Regaño, que suministra estos valiosos hongos a diversos restaurantes de la zona, obtuvo el pasado mes de febrero el reconocimiento a la Mejor Trufa del Mundo durante la primera edición de la feria Trufax, celebrada en Medinaceli.
Durante la temporada de la trufa (desde mediados de noviembre hasta finales de marzo), Jorge organiza visitas guiadas a su finca, con degustación incluida y demostraciones de búsqueda de trufa con perros adiestrados –como el veterano Brus–, capaces de detectar estos valiosos hongos a más de 40 centímetros bajo tierra.
Entre los restaurantes locales que trabajan este exquisito –y carísimo– ingrediente destaca el restaurante Duque (restauranteduque.com), junto a la estación, que ofrece un menú trufero de nueve pases durante los meses de enero y febrero, aunque el resto del año también se puede disfrutar de una carta que apuesta por la creatividad y los productos locales y de temporada.
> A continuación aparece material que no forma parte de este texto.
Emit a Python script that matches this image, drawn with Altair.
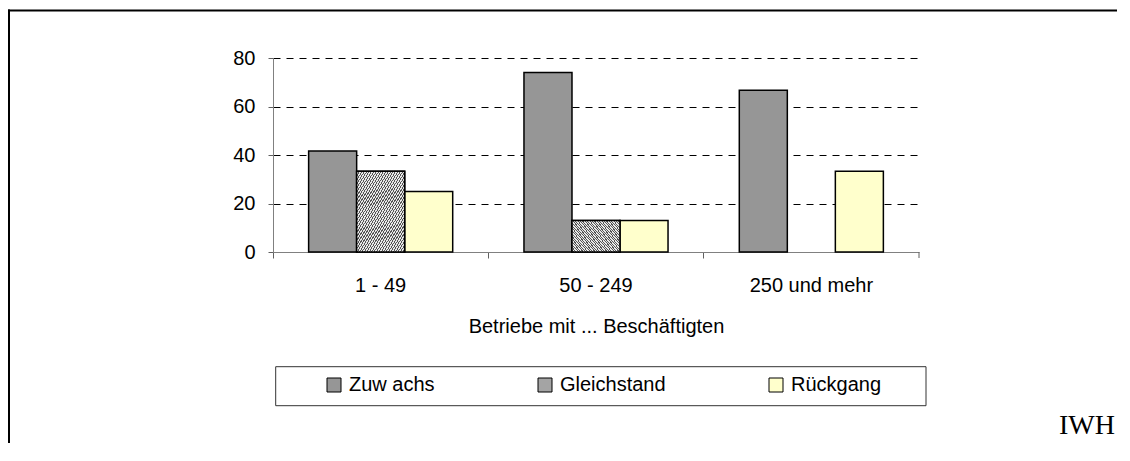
import altair as alt
import pandas as pd

# ---- data ----
categories = ["1 - 49", "50 - 249", "250 und mehr"]
series = ["Zuw achs", "Gleichstand", "Rückgang"]
zuwachs = [41.7, 74.0, 66.7]
gleichstand = [33.3, 13.0, 0.0]
rueckgang = [25.0, 13.0, 33.3]
y_ticks = [0, 20, 40, 60, 80]
x_title = "Betriebe mit ... Beschäftigten"
top_note = "in % der Unternehmen"
source_note = "IWH"
series_colors = ["#969696", "#a4a4a4", "#FFFFCC"]

rows = []
for vals, s in zip([zuwachs, gleichstand, rueckgang], series):
    for c, v in zip(categories, vals):
        rows.append({"Betriebe": c, "Serie": s, "Wert": v})
df = pd.DataFrame(rows)
one = pd.DataFrame({"k": [0]})

W, H = 646, 194
FONT = "Liberation Sans"
SERIF = "Liberation Serif"

# fine diagonal hatch for "Gleichstand"
N = 40
dark, light = "#555555", "#e8e8e8"
stops = []
for i in range(N):
    a, b, c = i / N, (i + 0.45) / N, (i + 1) / N
    stops += [
        {"offset": a, "color": dark},
        {"offset": b, "color": dark},
        {"offset": b, "color": light},
        {"offset": c, "color": light},
    ]
hatch = {"gradient": "linear", "x1": 0, "y1": 0, "x2": 1, "y2": 1, "stops": stops}

x_enc = alt.X(
    "Betriebe:N",
    sort=categories,
    scale=alt.Scale(domain=categories, paddingInner=0, paddingOuter=0),
    axis=alt.Axis(
        title=x_title,
        labelAngle=0,
        labelFont=FONT,
        labelFontSize=20,
        labelColor="black",
        labelPadding=17,
        tickSize=6,
        tickColor="#606060",
        domainColor="#808080",
        bandPosition=0,
        titleFont=FONT,
        titleFontSize=20,
        titleFontWeight="normal",
        titleColor="black",
        titleX=W / 2,
        titleY=80,
        titleAlign="center",
        titleBaseline="alphabetic",
    ),
)
xo_enc = alt.XOffset(
    "Serie:N",
    sort=series,
    scale=alt.Scale(domain=series, paddingInner=0, paddingOuter=0.742),
)
y_enc = alt.Y(
    "Wert:Q",
    scale=alt.Scale(domain=[0, 80], nice=False),
    axis=alt.Axis(
        title=None,
        values=y_ticks,
        labelFont=FONT,
        labelFontSize=20,
        labelColor="black",
        labelPadding=13,
        tickSize=5,
        tickColor="#606060",
        domainColor="#808080",
        grid=True,
        gridColor="black",
        gridDash=[7, 6],
        gridWidth=1,
        gridOpacity={"condition": {"test": "datum.value === 0", "value": 0}, "value": 1},
    ),
)

# outer frame: only the left and top edges fall inside the window
frame_left = alt.Chart(one).mark_rule(color="black", strokeWidth=2).encode(
    x=alt.value(-264), y=alt.value(-48.5), y2=alt.value(385)
)
frame_top = alt.Chart(one).mark_rule(color="black", strokeWidth=2).encode(
    x=alt.value(-265), x2=alt.value(844), y=alt.value(-47.5)
)

legend_box = alt.Chart(one).mark_rect(fill="white", fillOpacity=0, stroke="#333333", strokeWidth=1).encode(
    x=alt.value(2.7), x2=alt.value(653), y=alt.value(308.7), y2=alt.value(347.7)
)

bars = (
    alt.Chart(df)
    .transform_filter("datum.Wert > 0")
    .mark_bar(stroke="black", strokeWidth=1.5)
    .encode(
        x=x_enc,
        xOffset=xo_enc,
        y=y_enc,
        color=alt.Color(
            "Serie:N",
            sort=series,
            scale=alt.Scale(domain=series, range=series_colors),
            legend=alt.Legend(
                title=None,
                orient="none",
                legendX=51,
                legendY=317,
                direction="horizontal",
                columns=3,
                columnPadding=100,
                symbolType="square",
                symbolSize=196,
                symbolStrokeColor="black",
                symbolStrokeWidth=1,
                symbolOpacity=1,
                labelFont=FONT,
                labelFontSize=20,
                labelColor="black",
                labelOffset=5,
                padding=0,
            ),
        ),
    )
)

hatch_bars = (
    alt.Chart(df)
    .transform_filter("datum.Serie === 'Gleichstand' && datum.Wert > 0")
    .mark_bar(fill=hatch, stroke="black", strokeWidth=1.5)
    .encode(x=x_enc, xOffset=xo_enc, y=y_enc)
)

end_tick = alt.Chart(one).mark_rule(color="#606060", strokeWidth=1).encode(
    x=alt.value(W), y=alt.value(H), y2=alt.value(H + 6)
)

iwh = alt.Chart(one).mark_text(
    text=source_note, font=SERIF, fontSize=28, align="right", baseline="alphabetic", color="black"
).encode(x=alt.value(842), y=alt.value(376))

note = alt.Chart(one).mark_text(
    text=top_note, font=SERIF, fontSize=26, align="left", baseline="alphabetic", color="black"
).encode(x=alt.value(-245), y=alt.value(-54))

chart = (
    alt.layer(frame_left, frame_top, legend_box, bars, hatch_bars, end_tick, iwh, note)
    .properties(
        width=W,
        height=H,
        autosize=alt.AutoSizeParams(type="none"),
        padding={"left": 265, "top": 50, "right": 198, "bottom": 192},
        background="white",
    )
    .configure_view(stroke="transparent")
)

chart.save("out.html", embed_options={"renderer": "svg", "actions": False})
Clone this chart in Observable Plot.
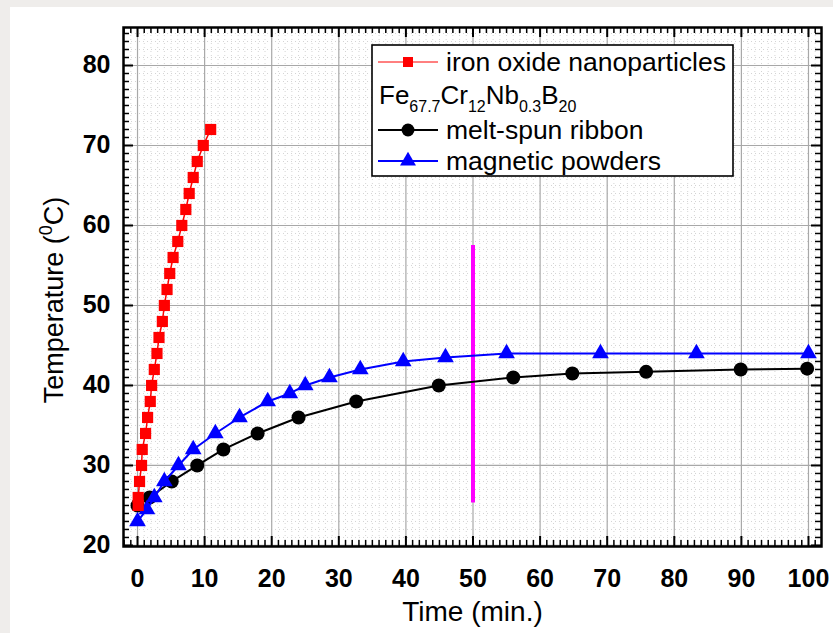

Otros tesoros de la comarca
A escasos 40 kilómetros de Medinaceli, en un apacible entorno, se encuentra el monasterio de Santa María de Huerta (monasteriohuerta.org), fundado por Alfonso VIII en 1179. Esta joya del Císter, vigilada de cerca por las ruinas del castillo de Belimbre, conserva una hermosa combinación de estilos románico, gótico, plateresco y barroco. Sus históricos muros, declarados Bien de Interés Cultural, han sido testigos de siglos de espiritualidad, y hoy, más de ocho siglos desde su fundación, continúan acogiendo a una comunidad de monjes cistercienses.
Entre sus múltiples atractivos destaca especialmente su refectorio, considerado por los expertos en arte como uno de los más hermosos y mejor conservados de España. Además de las visitas guiadas por el recinto, el monasterio cuenta con una hospedería que permite disfrutar de la paz y la espiritualidad del lugar. Y para quienes busquen una experiencia aún más profunda, también existe la posibilidad de vivir un retiro de una semana y compartir el ritmo de vida con la comunidad monástica.